By the time the deal was struck, Arsenal had consolidated their status as one of the Big Five through two successive seasons of progress under new manager George Graham. As a former Gunner with a good managerial apprenticeship at Millwall, he was an obvious candidate for the job. There was a vogue at the big clubs for recruiting former players as managers – Howard Kendall had done very well at Everton, emulated across Stanley Park by Liverpool’s Kenny Dalglish. In a BBC Football Focus piece on Graham in 1986, filmed in his office at Millwall, clearly visible on the shelf behind him were books on Arsenal and The Good Food Guide, an indication of his tastes, perhaps even his priorities. Certainly here was a man David Dein could relate to. In the frame for pulling the trigger on Terry Neill, Dein never received the same (positive) public exposure for promoting George Graham’s credentials with his co-directors.

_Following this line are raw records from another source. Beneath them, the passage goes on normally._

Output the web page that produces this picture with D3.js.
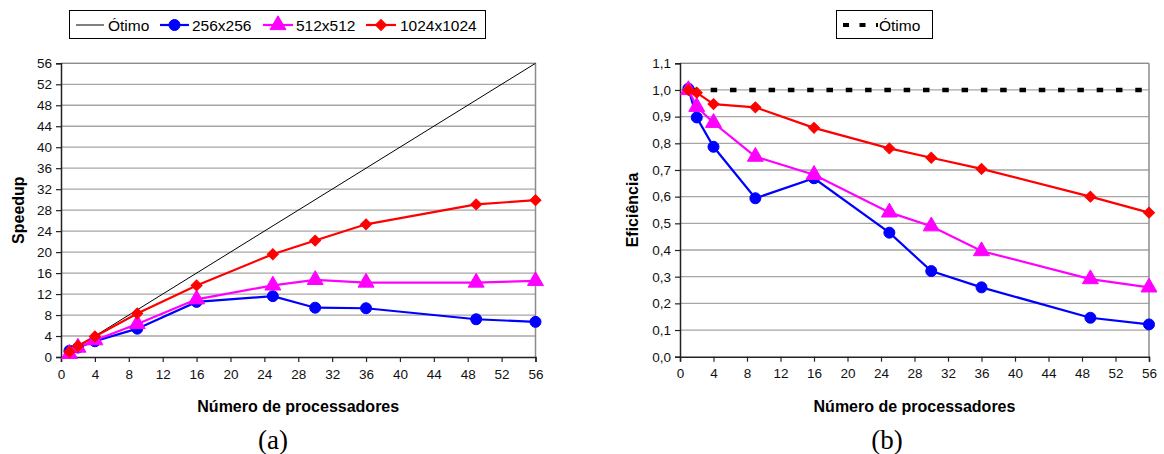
<!DOCTYPE html>
<html><head><meta charset="utf-8">
<script src="https://cdn.jsdelivr.net/npm/d3@7"></script>
<style>body{margin:0;background:#fff}svg{display:block;font-family:Arial,"Liberation Sans",sans-serif}</style>
</head><body><svg id="c" width="1164" height="454"></svg>
<script>
const procs = [1, 2, 4, 9, 16, 25, 30, 36, 49, 56];
const seriesNames = ["256x256", "512x512", "1024x1024"];
const speedup256 = [1.2, 1.8, 3.0, 5.4, 10.5, 11.6, 9.4, 9.3, 7.2, 6.7];
const speedup512 = [0.6, 1.8, 3.2, 6.3, 11.0, 13.65, 14.7, 14.2, 14.2, 14.5];
const speedup1024 = [1.0, 2.1, 3.9, 8.3, 13.65, 19.6, 22.2, 25.3, 29.1, 29.9];
const eff256 = [1.005, 0.897, 0.787, 0.594, 0.669, 0.465, 0.321, 0.26, 0.146, 0.121];
const eff512 = [1.0, 0.937, 0.877, 0.75, 0.682, 0.541, 0.489, 0.396, 0.291, 0.26];
const eff1024 = [1.0, 0.99, 0.947, 0.935, 0.858, 0.781, 0.746, 0.704, 0.60, 0.54];
const optimoSpeedupX = [1, 56];
const optimoEff = 1.0;
const xTicks = [0,4,8,12,16,20,24,28,32,36,40,44,48,52,56];
const ySpeedTicks = [0,4,8,12,16,20,24,28,32,36,40,44,48,52,56];
const yEffTicks = [0,0.1,0.2,0.3,0.4,0.5,0.6,0.7,0.8,0.9,1.0,1.1];

const colors = ["#0000ff", "#ff00ff", "#ff0000"];
const shapes = [d3.symbolCircle, d3.symbolTriangle, d3.symbolSquare];
const sizes = [95, 110, 60];
const svg = d3.select("#c");
const fmtComma = d => d3.format(".1f")(d).replace(".", ",");

function drawMarker(g, i, x, y) {
  const sym = d3.symbol().type(shapes[i]).size(sizes[i]);
  let tr = `translate(${x},${y})`;
  if (i === 2) tr += " rotate(45)";
  g.append("path").attr("d", sym()).attr("transform", tr).attr("fill", colors[i]).attr("stroke", colors[i]).attr("stroke-width", 1);
}

function panel(opt) {
  const {x0, x1, y0, y1, yDomain, yTicks, yFmt, data, yTitle, titleX, label, labelX} = opt;
  const g = svg.append("g");
  const x = d3.scaleLinear().domain([0, 56]).range([x0, x1]);
  const y = d3.scaleLinear().domain(yDomain).range([y1, y0]);
  g.append("g").selectAll("line").data(yTicks.slice(1)).join("line")
    .attr("x1", x0).attr("x2", x1).attr("y1", d => y(d)).attr("y2", d => y(d))
    .attr("stroke", "#a6a6a6").attr("stroke-width", 1.3);
  g.append("line").attr("x1", x1).attr("x2", x1).attr("y1", y0).attr("y2", y1).attr("stroke", "#8c8c8c").attr("stroke-width", 1.5);
  g.append("line").attr("x1", x0).attr("x2", x1).attr("y1", y0).attr("y2", y0).attr("stroke", "#8c8c8c").attr("stroke-width", 1.3);
  const ax = g.append("g").attr("transform", `translate(0,${y1})`)
    .call(d3.axisBottom(x).tickValues(xTicks).tickSize(5).tickPadding(7).tickFormat(d3.format("d")));
  const ay = g.append("g").attr("transform", `translate(${x0},0)`)
    .call(d3.axisLeft(y).tickValues(yTicks).tickSize(5).tickPadding(4).tickFormat(yFmt));
  [ax, ay].forEach(a => {
    a.attr("font-family", null);
    a.select(".domain").attr("stroke", "#222").attr("stroke-width", 1.5);
    a.selectAll(".tick line").attr("stroke", "#222").attr("stroke-width", 1.2);
    a.selectAll("text").attr("font-size", 13.5).attr("fill", "#111");
  });
  ax.selectAll("text").attr("dy", "0.71em");
  opt.optimo(g, x, y);
  data.forEach((vals, i) => {
    const line = d3.line().x((d, j) => x(procs[j])).y(d => y(d));
    g.append("path").attr("d", line(vals)).attr("fill", "none").attr("stroke", colors[i]).attr("stroke-width", 2.2);
  });
  data.forEach((vals, i) => {
    vals.forEach((v, j) => drawMarker(g, i, x(procs[j]), y(v)));
  });
  g.append("text").attr("x", (x0 + x1) / 2).attr("y", 406).attr("text-anchor", "middle").attr("dominant-baseline", "central")
    .attr("font-weight", "bold").attr("font-size", 16).text("Número de processadores");
  g.append("text").attr("transform", `translate(${titleX},${(y0 + y1) / 2}) rotate(-90)`).attr("text-anchor", "middle")
    .attr("dominant-baseline", "central").attr("font-weight", "bold").attr("font-size", 16).text(yTitle);
  g.append("text").attr("x", labelX).attr("y", 440).attr("text-anchor", "middle").attr("dominant-baseline", "central")
    .attr("font-family", '"Liberation Serif","Times New Roman",serif').attr("font-size", 27).text(label);
}

panel({
  x0: 61, x1: 535.5, y0: 63.3, y1: 357, yDomain: [0, 56], yTicks: ySpeedTicks, yFmt: d3.format("d"),
  data: [speedup256, speedup512, speedup1024], yTitle: "Speedup", titleX: 18, label: "(a)", labelX: 273,
  optimo: (g, x, y) => {
    g.append("line").attr("x1", x(optimoSpeedupX[0])).attr("y1", y(optimoSpeedupX[0]))
      .attr("x2", x(optimoSpeedupX[1])).attr("y2", y(optimoSpeedupX[1])).attr("stroke", "#000").attr("stroke-width", 1);
  }
});
panel({
  x0: 680, x1: 1149, y0: 63.3, y1: 356.7, yDomain: [0, 1.1], yTicks: yEffTicks, yFmt: fmtComma,
  data: [eff256, eff512, eff1024], yTitle: "Eficiência", titleX: 632, label: "(b)", labelX: 887,
  optimo: (g, x, y) => {
    g.append("line").attr("x1", x(procs[0])).attr("x2", x(procs[procs.length - 1])).attr("y1", y(optimoEff)).attr("y2", y(optimoEff))
      .attr("stroke", "#000").attr("stroke-width", 4.5).attr("stroke-dasharray", "6.5,12.8").attr("stroke-dashoffset", -3);
  }
});

const lg = svg.append("g");
lg.append("rect").attr("x", 69.5).attr("y", 10.5).attr("width", 416).attr("height", 28).attr("fill", "#fff").attr("stroke", "#000").attr("stroke-width", 1);
const legItems = [
  {x1: 76, x2: 104, tx: 108, text: "Ótimo", s: -1},
  {x1: 160, x2: 189, tx: 192, text: seriesNames[0], s: 0},
  {x1: 263, x2: 293, tx: 296, text: seriesNames[1], s: 1},
  {x1: 366, x2: 396, tx: 400, text: seriesNames[2], s: 2}
];
legItems.forEach(it => {
  lg.append("line").attr("x1", it.x1).attr("x2", it.x2).attr("y1", 25).attr("y2", 25)
    .attr("stroke", it.s < 0 ? "#000" : colors[it.s]).attr("stroke-width", it.s < 0 ? 1 : 2.2);
  if (it.s >= 0) drawMarker(lg, it.s, (it.x1 + it.x2) / 2, 25);
  lg.append("text").attr("x", it.tx).attr("y", 25).attr("dominant-baseline", "central").attr("font-size", 15.5).text(it.text);
});
const lg2 = svg.append("g");
lg2.append("rect").attr("x", 836.5).attr("y", 10.5).attr("width", 96).attr("height", 28).attr("fill", "#fff").attr("stroke", "#000").attr("stroke-width", 1);
lg2.append("line").attr("x1", 843).attr("x2", 878).attr("y1", 25).attr("y2", 25).attr("stroke", "#000").attr("stroke-width", 4)
  .attr("stroke-dasharray", "6,10.5");
lg2.append("text").attr("x", 879).attr("y", 25).attr("dominant-baseline", "central").attr("font-size", 15.5).text("Ótimo");
</script></body></html>
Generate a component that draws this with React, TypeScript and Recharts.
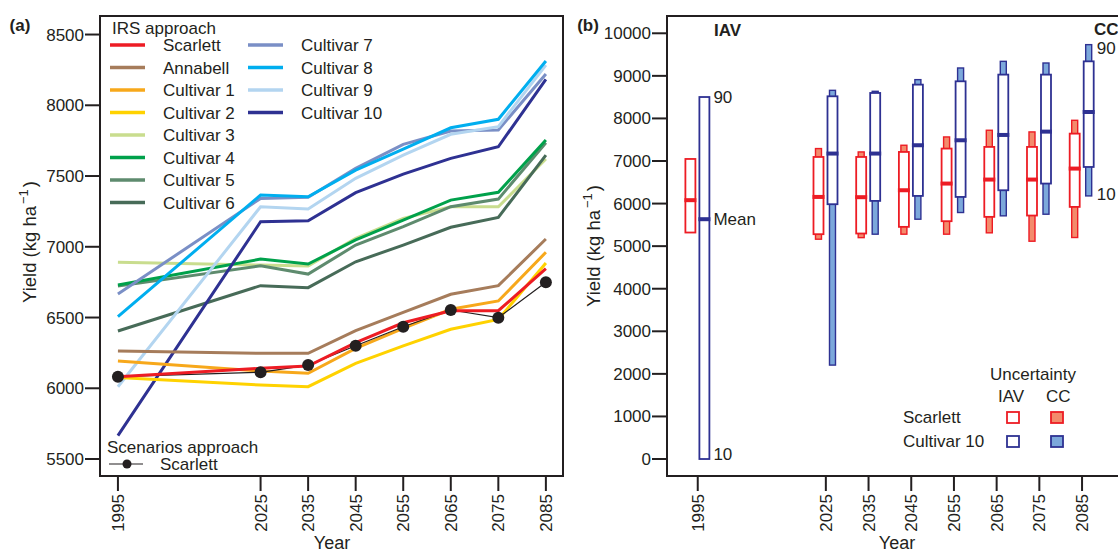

Once at Arsenal, the new man was fortunate to inherit a very promising group of players who were emerging from the club’s youth system. Reassured, and immediately putting into practice Brian Clough’s dictum “in this business, you’ve got to be a dictator or you haven’t got a chance”, Graham felt free to dispose of many of the senior players who he felt might not be so malleable to his modus operandi. So Paul Mariner and Tony Woodcock were released before a ball had even been kicked in anger, and over the course of his first two seasons, Viv Anderson, Charlie Nicholas and Graham Rix were also shown the exit door. Captain Kenny Sansom was the last major casualty, sold against his will to Newcastle at the beginning of the momentous 1988/89 season, having been stripped of the captaincy midway through the previous campaign. (His replacement as skipper, Tony Adams, would hang on to the armband until his retirement in 2002). These were men who had been around long enough not to respond to the strict discipline that Graham wanted to instil as the best way of getting a positive response from his charges, described by defender Lee Dixon as “a sergeant-major approach to management”.